A strong resurgence in the Covid cases and the ensuing restrictions by various state governments are set to disrupt the recovery seen by the hospitality sector during the past two quarters. An improvement in macro indicators in terms of business as well as recovery rate of Covid had kick-started a revival in the hospitality sector pushing up the occupancy by over 40 per cent during the third quarter. It was primarily driven by the leisure segment and ‘revenge travel’ during weekends and the festive season, weddings along with food and beverage demand.
"It was with some respite that hotels saw a month on month increase in occupancies during January to March quarter when compared with the immediately preceding quarter. However, the ARRs (average room rate) continue to be stressed and are around 60 per cent of pre-Covid levels," said Vineet Verma, Executive Director and CEO, Brigade Hospitality. Brigade is the asset owner for Sheraton Grand, Holiday Inn and Four Points by Sheraton in Bangalore, Kochi, Chennai and Mysore.
"While we were looking at further improvement in business in the coming quarters, concerns about the second wave and increasing restrictions on movement of people have again put a dampner on our business. Our sector can ill afford another lockdown," said Verma.
The pace of recovery, however, started losing steam from February 2021 onwards with rising incidence of Covid-19 cases and state induced localised restrictions. This led to a fall in demand for leisure destinations, which in Q3FY21 remained a key driver for revenues for hotel space, wrote Rashesh Shah, analyst at ICICI Direct Research.
With corporates continuing their work from home policy, demand from business travellers, who account for a major revenue share for upscale business hotels, was anyways muted and is likely to remain unchanged in the forthcoming quarters.
With the surge in Covid cases across the country, partial lockdown in few states and compulsory testing for travellers in most of the states are discouraging travellers to travel, this has a direct impact on room demand, said Nandivardhan Jain, CEO, Noesis Capital Advisors adding that the last three weeks hotel occupancy in metro cities has dropped by more than 50 per cent in comparison to February.
“This will be a tough quarter for the industry as there will be demand contraction.
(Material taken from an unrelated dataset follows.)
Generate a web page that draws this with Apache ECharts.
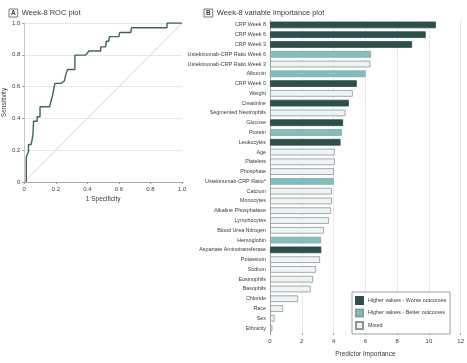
<!DOCTYPE html>
<html>
<head>
<meta charset="utf-8">
<script src="https://cdn.jsdelivr.net/npm/echarts@6/dist/echarts.min.js"></script>
<style>
  html, body { margin: 0; padding: 0; background: #fff; }
  #chart { width: 467px; height: 363px; }
</style>
</head>
<body>
<div id="chart"></div>
<script>
// ROC curve vertices: [1 - specificity, sensitivity]
const rocPoints = [
  [0.013, 0], [0.013, 0.158], [0.027, 0.19], [0.027, 0.236], [0.044, 0.236],
  [0.055, 0.294], [0.059, 0.382], [0.082, 0.382], [0.082, 0.41], [0.10, 0.41],
  [0.10, 0.473], [0.16, 0.473], [0.18, 0.546], [0.19, 0.60], [0.195, 0.62],
  [0.233, 0.62], [0.254, 0.635], [0.265, 0.683], [0.275, 0.708], [0.321, 0.708],
  [0.321, 0.798], [0.39, 0.798], [0.41, 0.824], [0.485, 0.824], [0.485, 0.85],
  [0.516, 0.85], [0.52, 0.885], [0.535, 0.885], [0.54, 0.914], [0.60, 0.914],
  [0.605, 0.94], [0.675, 0.94], [0.68, 0.97], [0.905, 0.97], [0.905, 1.0], [1.0, 1.0]
];
const diagonal = [[0, 0], [1, 1]];

// Variable importance
const variables = [
  'CRP Week 8', 'CRP Week 6', 'CRP Week 3', 'Ustekinumab-CRP Ratio Week 6',
  'Ustekinumab-CRP Ratio Week 3', 'Albumin', 'CRP Week 0', 'Weight', 'Creatinine',
  'Segmented Neutrophils', 'Glucose', 'Protein', 'Leukocytes', 'Age', 'Platelets',
  'Phosphate', 'Ustekinumab-CRP Ratio', 'Calcium', 'Monocytes', 'Alkaline Phosphatase',
  'Lymphocytes', 'Blood Urea Nitrogen', 'Hemoglobin', 'Aspartate Aminotransferase',
  'Potassium', 'Sodium', 'Eosinophils', 'Basophils', 'Chloride', 'Race', 'Sex', 'Ethnicity'
];
const importance = [
  10.44, 9.8, 8.94, 6.36, 6.32, 6.02, 5.46, 5.21, 4.96, 4.75,
  4.6, 4.52, 4.44, 4.08, 4.08, 4.02, 4.02, 3.9, 3.9, 3.84,
  3.71, 3.4, 3.21, 3.23, 3.15, 2.9, 2.71, 2.56, 1.77, 0.83, 0.29, 0.15
];
// w = higher values worse, b = higher values better, m = mixed
const effect = [
  'w', 'w', 'w', 'b', 'm', 'b', 'w', 'm', 'w', 'm',
  'w', 'b', 'w', 'm', 'm', 'm', 'b', 'm', 'm', 'm',
  'm', 'm', 'b', 'w', 'm', 'm', 'm', 'm', 'm', 'm', 'm', 'm'
];
const groups = [
  { key: 'w', name: 'Higher values - Worse outcomes', color: '#2c4f4b', border: '#2c4f4b' },
  { key: 'b', name: 'Higher values - Better outcomes', color: '#7fc0bf', border: '#8a9f9e' },
  { key: 'm', name: 'Mixed', color: '#ebf5f5', border: '#8f9696' }
];

const FONT = '"Liberation Sans Narrow", "Liberation Sans", sans-serif';
const TXT = '#3a3a3a';

const chart = echarts.init(document.getElementById('chart'));

const barSeries = groups.map(g => ({
  type: 'bar',
  name: g.name,
  xAxisIndex: 1,
  yAxisIndex: 1,
  stack: 'imp',
  barCategoryGap: '32%',
  itemStyle: { color: g.color, borderColor: g.border, borderWidth: 0.8 },
  emphasis: { disabled: true },
  data: importance.map((v, i) => effect[i] === g.key ? v : '-')
}));

const titleStyle = {
  fontFamily: FONT, fontSize: 7.5, fontWeight: 'normal', color: TXT,
  rich: { box: { fontFamily: FONT, fontSize: 6.5, fontWeight: 'bold', color: TXT, borderColor: '#555', borderWidth: 0.8, padding: [1, 2, 0, 2] } }
};

chart.setOption({
  animation: false,
  textStyle: { fontFamily: FONT },
  title: [
    { left: 4, top: 4, text: '{box|A}  Week-8 ROC plot', textStyle: titleStyle },
    { left: 199, top: 4, text: '{box|B}  Week-8 variable importance plot', textStyle: titleStyle }
  ],
  grid: [
    { left: 23, top: 23, width: 159, height: 159 },
    { left: 270, top: 20, width: 192, height: 315 }
  ],
  legend: {
    data: groups.map(g => g.name),
    orient: 'vertical',
    left: 352, top: 292,
    icon: 'rect',
    itemWidth: 7, itemHeight: 7, itemGap: 3.5,
    padding: [4, 4, 4, 3],
    borderColor: '#888', borderWidth: 0.8,
    backgroundColor: '#fff',
    selectedMode: false,
    textStyle: { fontFamily: FONT, fontSize: 5.4, color: TXT }
  },
  xAxis: [
    {
      gridIndex: 0, type: 'value', min: 0, max: 1, interval: 0.2,
      name: '1 Specificity', nameLocation: 'middle', nameGap: 14,
      nameTextStyle: { fontFamily: FONT, fontSize: 6.5, color: TXT },
      axisLine: { lineStyle: { color: '#999', width: 0.8 } },
      axisTick: { show: true, length: 2, lineStyle: { color: '#999' } },
      axisLabel: { fontSize: 6, color: TXT, margin: 4, formatter: v => v === 0 ? '0' : v.toFixed(1) },
      splitLine: { show: false }
    },
    {
      gridIndex: 1, type: 'value', min: 0, max: 12, interval: 2,
      name: 'Predictor Importance', nameLocation: 'middle', nameGap: 18,
      nameTextStyle: { fontFamily: FONT, fontSize: 6.5, color: TXT },
      axisLine: { lineStyle: { color: '#999', width: 0.8 } },
      axisTick: { show: true, length: 2, lineStyle: { color: '#999' } },
      axisLabel: { fontSize: 6, color: TXT, margin: 5 },
      splitLine: { show: true, lineStyle: { color: '#e2e2e2', width: 0.8 } }
    }
  ],
  yAxis: [
    {
      gridIndex: 0, type: 'value', min: 0, max: 1, interval: 0.2,
      name: 'Sensitivity', nameLocation: 'middle', nameGap: 15,
      nameTextStyle: { fontFamily: FONT, fontSize: 6.5, color: TXT },
      axisLine: { show: true, lineStyle: { color: '#bbb', width: 0.8 } },
      axisTick: { show: true, length: 2, lineStyle: { color: '#999' } },
      axisLabel: { fontSize: 6, color: TXT, margin: 4, formatter: v => v === 0 ? '0' : v.toFixed(1) },
      splitLine: { show: true, lineStyle: { color: '#e2e2e2', width: 0.8 } }
    },
    {
      gridIndex: 1, type: 'category', data: variables, inverse: true,
      axisLine: { show: true, lineStyle: { color: '#999', width: 0.8 } },
      axisTick: { show: false },
      axisLabel: {
        fontSize: 5.4, color: TXT, margin: 4, interval: 0,
        formatter: v => v === 'Ustekinumab-CRP Ratio' ? v + '{sup|a}' : v,
        rich: { sup: { fontSize: 4, verticalAlign: 'top', color: TXT, padding: [0, 0, 3, 0] } }
      }
    }
  ],
  series: [
    {
      type: 'line', xAxisIndex: 0, yAxisIndex: 0, data: diagonal,
      symbol: 'none', silent: true,
      lineStyle: { color: '#c9c9c9', width: 0.8 }
    },
    {
      type: 'line', xAxisIndex: 0, yAxisIndex: 0, data: rocPoints,
      symbol: 'none', silent: true,
      lineStyle: { color: '#3f6360', width: 1.4 }
    },
    ...barSeries
  ]
});
</script>
</body>
</html>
If this situation continues it will be difficult for the hotels to recover even their operating cost which has already taken a big hit in the last 12 months,” said Jain.
“Overall, we expect the first half of FY22 to be challenging for the hotel space. We would likely see a full recovery in demand only post full resumption of domestic as well as international flights,” Shah. Arrival of foreign tourists especially from the US and UK remain top contributors to revenues of premium segment hotels, wrote Shah.
ICICI expects revenue at premium segment hotels like Indian Hotels to report a quarter-on-quarter decline of 3.8 per cent in Q4 while mid-scale hotels like Lemon Tree are expected to report revenue decline 5.7 per cent QoQ.
But despite an operationally weak quarter, analysts expect hotels to trim the losses quarter-on-quarter as most of them re-aligned the fixed costs, which account for 70 per cent of the total costs, to the new normal of a challenging environment.
The strong demand from the leisure segment came to hotels’ rescue in 4QFY21. It boosted room revenues and F&B (food and beverages) business compared to 3QFY21 and 9MFY21, wrote Amit Agarwal, analyst at Nirmal Bang Securities in a recent research report.
“Since international travel, corporate travel and MICE (meetings, incentives, conferences and exhibitions) have not yet resumed, we expect the RevPar (revenue per average room) to be lower YoY. Some of the loss of international demand is expected to be substituted by staycation demand, uptake in domestic travel to leisure destinations and luxury destinations,” he wrote. Certain leisure properties are performing better and drawing higher RevPar compared to the RevPar they used to draw in the pre-Covid times, pointed out Agarwal.
“We expect RevPar for 4QFY21 to decline in the range of 43 per cent to 67 per cent YoY for Indian Hotels Company Chalet Hotels, East India Hotels and Lemon Tree Hotels. But, the RevPar is expected to improve on a QoQ basis,” he wrote.